**Task brief**
Each line from the line with "Emit a Python" to the line with "from matplotlib.patches import Patch", inclusive, is to be repeated exactly; no other line and no picture belongs in the copy.

◆ ◆ ◆ ◆ ◆ ◆ ◆

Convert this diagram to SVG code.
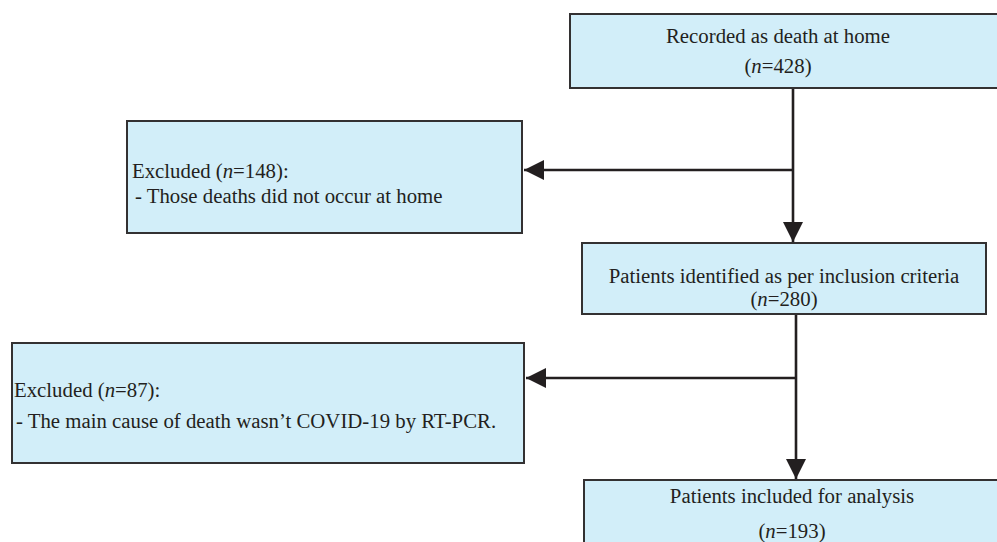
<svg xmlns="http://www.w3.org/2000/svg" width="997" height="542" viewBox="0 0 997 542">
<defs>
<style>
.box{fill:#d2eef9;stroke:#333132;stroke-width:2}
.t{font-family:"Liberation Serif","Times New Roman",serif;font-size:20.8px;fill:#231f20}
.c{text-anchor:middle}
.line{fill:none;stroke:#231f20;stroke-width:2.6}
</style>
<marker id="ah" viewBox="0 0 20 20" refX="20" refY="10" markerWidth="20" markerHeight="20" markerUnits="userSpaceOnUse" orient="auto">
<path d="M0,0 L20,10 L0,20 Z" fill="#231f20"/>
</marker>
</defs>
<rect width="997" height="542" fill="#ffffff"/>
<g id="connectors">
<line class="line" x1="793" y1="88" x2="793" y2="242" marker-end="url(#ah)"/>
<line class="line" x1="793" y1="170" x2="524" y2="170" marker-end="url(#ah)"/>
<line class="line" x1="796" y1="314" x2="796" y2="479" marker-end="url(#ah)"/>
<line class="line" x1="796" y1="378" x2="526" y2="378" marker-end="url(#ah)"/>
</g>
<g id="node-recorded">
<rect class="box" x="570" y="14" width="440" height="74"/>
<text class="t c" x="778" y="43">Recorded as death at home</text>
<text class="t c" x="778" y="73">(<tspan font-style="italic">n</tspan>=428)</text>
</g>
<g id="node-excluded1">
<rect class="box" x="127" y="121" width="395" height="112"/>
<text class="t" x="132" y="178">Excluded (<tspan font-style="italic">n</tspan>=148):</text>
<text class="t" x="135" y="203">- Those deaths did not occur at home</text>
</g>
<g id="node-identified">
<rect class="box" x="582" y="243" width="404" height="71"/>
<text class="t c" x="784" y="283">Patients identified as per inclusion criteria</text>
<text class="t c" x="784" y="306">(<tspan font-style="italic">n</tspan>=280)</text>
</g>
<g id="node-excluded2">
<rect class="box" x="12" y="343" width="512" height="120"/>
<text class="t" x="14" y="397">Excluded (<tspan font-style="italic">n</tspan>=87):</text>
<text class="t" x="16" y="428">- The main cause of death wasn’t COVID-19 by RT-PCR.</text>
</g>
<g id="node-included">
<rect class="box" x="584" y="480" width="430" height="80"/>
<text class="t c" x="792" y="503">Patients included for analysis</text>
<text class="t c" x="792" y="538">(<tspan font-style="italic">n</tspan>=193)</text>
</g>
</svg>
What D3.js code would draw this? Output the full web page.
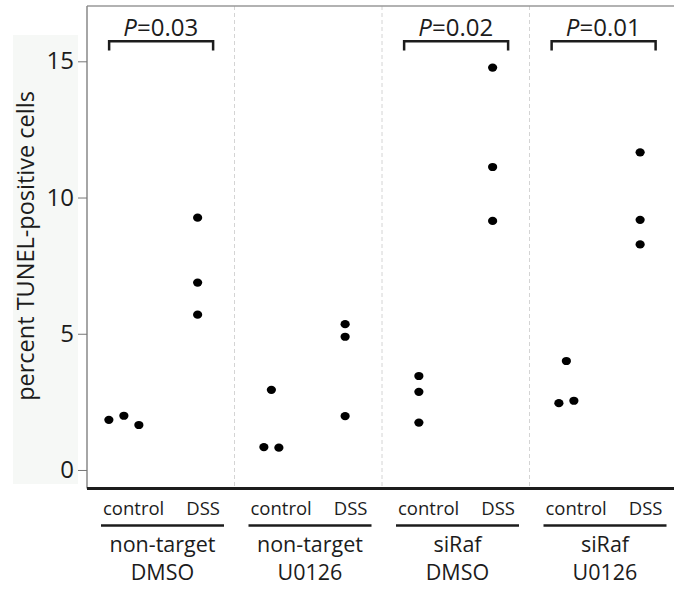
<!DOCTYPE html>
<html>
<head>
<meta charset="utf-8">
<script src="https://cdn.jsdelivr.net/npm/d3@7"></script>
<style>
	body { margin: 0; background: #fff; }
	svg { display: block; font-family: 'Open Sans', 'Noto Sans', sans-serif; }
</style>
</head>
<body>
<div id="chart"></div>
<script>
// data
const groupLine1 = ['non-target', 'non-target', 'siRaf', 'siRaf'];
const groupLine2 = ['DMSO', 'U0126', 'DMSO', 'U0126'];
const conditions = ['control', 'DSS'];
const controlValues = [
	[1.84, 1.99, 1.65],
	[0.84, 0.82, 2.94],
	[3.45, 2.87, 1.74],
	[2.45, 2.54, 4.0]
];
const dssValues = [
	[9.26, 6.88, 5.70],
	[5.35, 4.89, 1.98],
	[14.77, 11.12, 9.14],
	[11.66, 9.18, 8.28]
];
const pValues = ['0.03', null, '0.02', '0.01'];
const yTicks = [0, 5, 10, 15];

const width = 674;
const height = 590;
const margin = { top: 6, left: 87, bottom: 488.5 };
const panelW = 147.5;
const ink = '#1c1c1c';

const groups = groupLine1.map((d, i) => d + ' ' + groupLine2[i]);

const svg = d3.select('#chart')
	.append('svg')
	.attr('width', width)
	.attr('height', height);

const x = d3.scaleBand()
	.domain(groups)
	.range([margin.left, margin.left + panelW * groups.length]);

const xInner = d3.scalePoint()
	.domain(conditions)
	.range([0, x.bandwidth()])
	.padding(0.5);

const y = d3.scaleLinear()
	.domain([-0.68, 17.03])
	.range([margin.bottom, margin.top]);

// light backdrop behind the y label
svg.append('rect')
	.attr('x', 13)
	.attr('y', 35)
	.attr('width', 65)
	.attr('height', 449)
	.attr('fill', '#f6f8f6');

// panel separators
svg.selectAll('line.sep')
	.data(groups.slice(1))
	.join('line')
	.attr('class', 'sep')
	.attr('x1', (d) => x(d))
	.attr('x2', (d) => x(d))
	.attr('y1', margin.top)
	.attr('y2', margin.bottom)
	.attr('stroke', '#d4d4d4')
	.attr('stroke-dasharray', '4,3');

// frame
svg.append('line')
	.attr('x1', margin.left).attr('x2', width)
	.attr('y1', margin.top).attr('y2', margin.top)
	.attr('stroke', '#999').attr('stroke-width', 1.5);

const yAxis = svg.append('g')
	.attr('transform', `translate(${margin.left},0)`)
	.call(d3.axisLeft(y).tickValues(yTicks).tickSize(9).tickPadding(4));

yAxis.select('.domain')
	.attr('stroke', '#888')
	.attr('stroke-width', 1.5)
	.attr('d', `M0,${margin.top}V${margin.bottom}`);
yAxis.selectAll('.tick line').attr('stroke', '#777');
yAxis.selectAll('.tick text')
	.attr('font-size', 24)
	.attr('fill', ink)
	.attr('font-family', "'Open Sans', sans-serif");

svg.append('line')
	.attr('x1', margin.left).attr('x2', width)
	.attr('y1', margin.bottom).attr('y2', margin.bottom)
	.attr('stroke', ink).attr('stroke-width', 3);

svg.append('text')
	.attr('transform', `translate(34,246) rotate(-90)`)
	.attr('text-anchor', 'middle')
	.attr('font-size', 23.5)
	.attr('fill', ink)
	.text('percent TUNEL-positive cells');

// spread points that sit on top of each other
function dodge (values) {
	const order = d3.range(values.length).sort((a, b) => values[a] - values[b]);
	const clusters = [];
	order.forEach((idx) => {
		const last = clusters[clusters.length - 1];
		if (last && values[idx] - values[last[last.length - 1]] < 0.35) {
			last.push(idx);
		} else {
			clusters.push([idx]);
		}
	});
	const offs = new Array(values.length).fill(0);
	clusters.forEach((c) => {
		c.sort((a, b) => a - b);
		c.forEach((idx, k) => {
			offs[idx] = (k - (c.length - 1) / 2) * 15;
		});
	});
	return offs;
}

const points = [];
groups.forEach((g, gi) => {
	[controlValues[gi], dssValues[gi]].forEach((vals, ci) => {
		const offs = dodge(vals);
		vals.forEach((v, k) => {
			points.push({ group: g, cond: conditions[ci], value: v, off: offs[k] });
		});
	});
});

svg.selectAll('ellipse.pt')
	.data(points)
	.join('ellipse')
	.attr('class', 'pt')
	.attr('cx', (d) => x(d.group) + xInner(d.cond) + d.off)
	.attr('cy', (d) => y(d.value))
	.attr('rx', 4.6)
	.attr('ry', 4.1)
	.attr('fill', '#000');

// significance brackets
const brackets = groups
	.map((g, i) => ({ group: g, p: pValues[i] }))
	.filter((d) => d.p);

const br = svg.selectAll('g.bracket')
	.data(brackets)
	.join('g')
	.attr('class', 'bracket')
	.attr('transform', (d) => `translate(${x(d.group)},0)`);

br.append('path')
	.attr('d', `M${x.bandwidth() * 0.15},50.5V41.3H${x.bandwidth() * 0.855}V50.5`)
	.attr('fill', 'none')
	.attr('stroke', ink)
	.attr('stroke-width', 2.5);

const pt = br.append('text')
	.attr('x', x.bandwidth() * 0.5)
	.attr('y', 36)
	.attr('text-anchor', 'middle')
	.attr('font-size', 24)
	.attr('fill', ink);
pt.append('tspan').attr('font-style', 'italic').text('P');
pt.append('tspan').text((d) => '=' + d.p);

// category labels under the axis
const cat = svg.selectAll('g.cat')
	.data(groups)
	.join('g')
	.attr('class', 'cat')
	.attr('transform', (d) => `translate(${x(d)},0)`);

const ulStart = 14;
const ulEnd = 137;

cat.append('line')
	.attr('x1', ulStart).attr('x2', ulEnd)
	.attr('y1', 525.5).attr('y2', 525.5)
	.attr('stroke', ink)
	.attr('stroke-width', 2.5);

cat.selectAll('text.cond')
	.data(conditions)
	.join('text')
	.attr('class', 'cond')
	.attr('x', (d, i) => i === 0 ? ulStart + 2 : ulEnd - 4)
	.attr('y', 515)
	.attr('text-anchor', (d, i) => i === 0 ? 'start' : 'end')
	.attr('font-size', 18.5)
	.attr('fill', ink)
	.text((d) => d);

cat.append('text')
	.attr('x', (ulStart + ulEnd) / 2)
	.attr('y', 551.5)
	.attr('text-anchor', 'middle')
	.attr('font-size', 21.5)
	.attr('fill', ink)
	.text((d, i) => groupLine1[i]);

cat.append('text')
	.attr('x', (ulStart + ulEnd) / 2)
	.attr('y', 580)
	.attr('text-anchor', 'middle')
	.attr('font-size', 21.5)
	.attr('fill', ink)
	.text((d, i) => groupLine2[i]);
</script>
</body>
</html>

◆ ◆ ◆ ◆ ◆ ◆ ◆

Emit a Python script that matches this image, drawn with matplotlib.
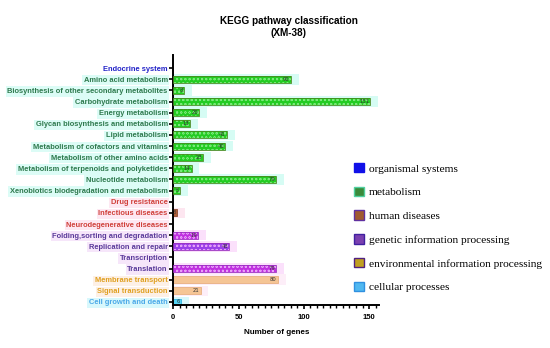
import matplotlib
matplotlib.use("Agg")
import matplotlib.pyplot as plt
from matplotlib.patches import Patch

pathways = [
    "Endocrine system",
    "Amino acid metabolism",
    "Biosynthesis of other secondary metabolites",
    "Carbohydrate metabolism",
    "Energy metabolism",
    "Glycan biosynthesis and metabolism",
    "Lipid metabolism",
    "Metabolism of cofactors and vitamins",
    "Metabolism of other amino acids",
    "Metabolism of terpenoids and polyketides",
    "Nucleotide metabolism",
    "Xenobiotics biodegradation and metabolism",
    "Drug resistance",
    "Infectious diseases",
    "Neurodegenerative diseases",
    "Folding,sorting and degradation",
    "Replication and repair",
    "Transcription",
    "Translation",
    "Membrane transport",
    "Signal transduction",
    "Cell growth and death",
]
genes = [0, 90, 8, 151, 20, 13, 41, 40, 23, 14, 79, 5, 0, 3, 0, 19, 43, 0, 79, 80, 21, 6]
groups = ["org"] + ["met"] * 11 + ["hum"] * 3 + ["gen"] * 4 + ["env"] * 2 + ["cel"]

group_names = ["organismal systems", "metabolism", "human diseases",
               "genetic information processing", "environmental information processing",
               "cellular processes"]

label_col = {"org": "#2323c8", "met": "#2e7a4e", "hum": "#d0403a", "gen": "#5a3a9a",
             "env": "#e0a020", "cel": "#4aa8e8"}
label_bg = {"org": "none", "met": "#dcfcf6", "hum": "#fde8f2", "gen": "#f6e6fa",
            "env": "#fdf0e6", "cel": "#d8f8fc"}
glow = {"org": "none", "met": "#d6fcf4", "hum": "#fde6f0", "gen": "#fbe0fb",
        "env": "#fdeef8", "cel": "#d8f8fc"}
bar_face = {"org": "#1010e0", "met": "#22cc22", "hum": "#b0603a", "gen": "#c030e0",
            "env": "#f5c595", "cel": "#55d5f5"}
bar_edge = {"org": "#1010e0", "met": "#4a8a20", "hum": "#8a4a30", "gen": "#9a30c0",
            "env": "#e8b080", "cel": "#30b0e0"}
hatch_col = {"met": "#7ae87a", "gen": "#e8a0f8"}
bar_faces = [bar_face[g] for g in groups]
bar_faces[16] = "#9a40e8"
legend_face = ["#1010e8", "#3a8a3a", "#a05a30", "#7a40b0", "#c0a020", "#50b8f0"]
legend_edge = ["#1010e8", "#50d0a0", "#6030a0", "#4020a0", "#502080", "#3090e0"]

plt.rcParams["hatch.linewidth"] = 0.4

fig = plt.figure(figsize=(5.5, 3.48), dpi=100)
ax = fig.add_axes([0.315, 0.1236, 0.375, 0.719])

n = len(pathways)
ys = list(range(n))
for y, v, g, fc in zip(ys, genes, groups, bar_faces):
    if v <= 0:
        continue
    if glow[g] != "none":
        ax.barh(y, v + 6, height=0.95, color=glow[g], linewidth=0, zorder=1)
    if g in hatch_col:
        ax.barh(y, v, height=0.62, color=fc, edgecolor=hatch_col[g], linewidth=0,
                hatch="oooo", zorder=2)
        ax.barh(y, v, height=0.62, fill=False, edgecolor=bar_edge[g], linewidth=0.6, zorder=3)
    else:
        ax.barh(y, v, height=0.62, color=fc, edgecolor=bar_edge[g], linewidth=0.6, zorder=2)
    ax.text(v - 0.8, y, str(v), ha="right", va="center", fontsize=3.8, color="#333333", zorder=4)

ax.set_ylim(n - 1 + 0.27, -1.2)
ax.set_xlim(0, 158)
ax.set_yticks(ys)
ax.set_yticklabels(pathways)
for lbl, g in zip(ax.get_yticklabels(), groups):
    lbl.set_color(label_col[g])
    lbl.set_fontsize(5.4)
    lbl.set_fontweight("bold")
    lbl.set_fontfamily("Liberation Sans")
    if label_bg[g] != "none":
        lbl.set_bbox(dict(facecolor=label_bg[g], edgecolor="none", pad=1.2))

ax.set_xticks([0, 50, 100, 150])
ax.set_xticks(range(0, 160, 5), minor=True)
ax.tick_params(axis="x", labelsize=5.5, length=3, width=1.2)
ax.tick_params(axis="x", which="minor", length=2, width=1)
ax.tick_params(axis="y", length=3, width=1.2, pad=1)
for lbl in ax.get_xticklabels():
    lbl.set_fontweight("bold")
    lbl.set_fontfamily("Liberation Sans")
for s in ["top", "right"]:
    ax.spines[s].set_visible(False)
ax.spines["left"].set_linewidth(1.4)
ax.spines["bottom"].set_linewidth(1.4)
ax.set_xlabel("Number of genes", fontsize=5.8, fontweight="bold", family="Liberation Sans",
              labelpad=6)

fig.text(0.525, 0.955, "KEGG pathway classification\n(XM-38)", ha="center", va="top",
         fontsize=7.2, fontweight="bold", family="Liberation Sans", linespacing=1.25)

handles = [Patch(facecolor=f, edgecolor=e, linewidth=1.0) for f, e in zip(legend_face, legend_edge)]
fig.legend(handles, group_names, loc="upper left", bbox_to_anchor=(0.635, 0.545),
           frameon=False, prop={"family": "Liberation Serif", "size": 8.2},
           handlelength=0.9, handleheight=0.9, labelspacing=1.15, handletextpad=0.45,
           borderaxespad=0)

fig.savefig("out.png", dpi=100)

◆ ◆ ◆ ◆ ◆ ◆ ◆

**Task output**
Emit a Python script that matches this image, drawn with matplotlib.
import matplotlib
matplotlib.use("Agg")
import matplotlib.pyplot as plt
from matplotlib.patches import Patch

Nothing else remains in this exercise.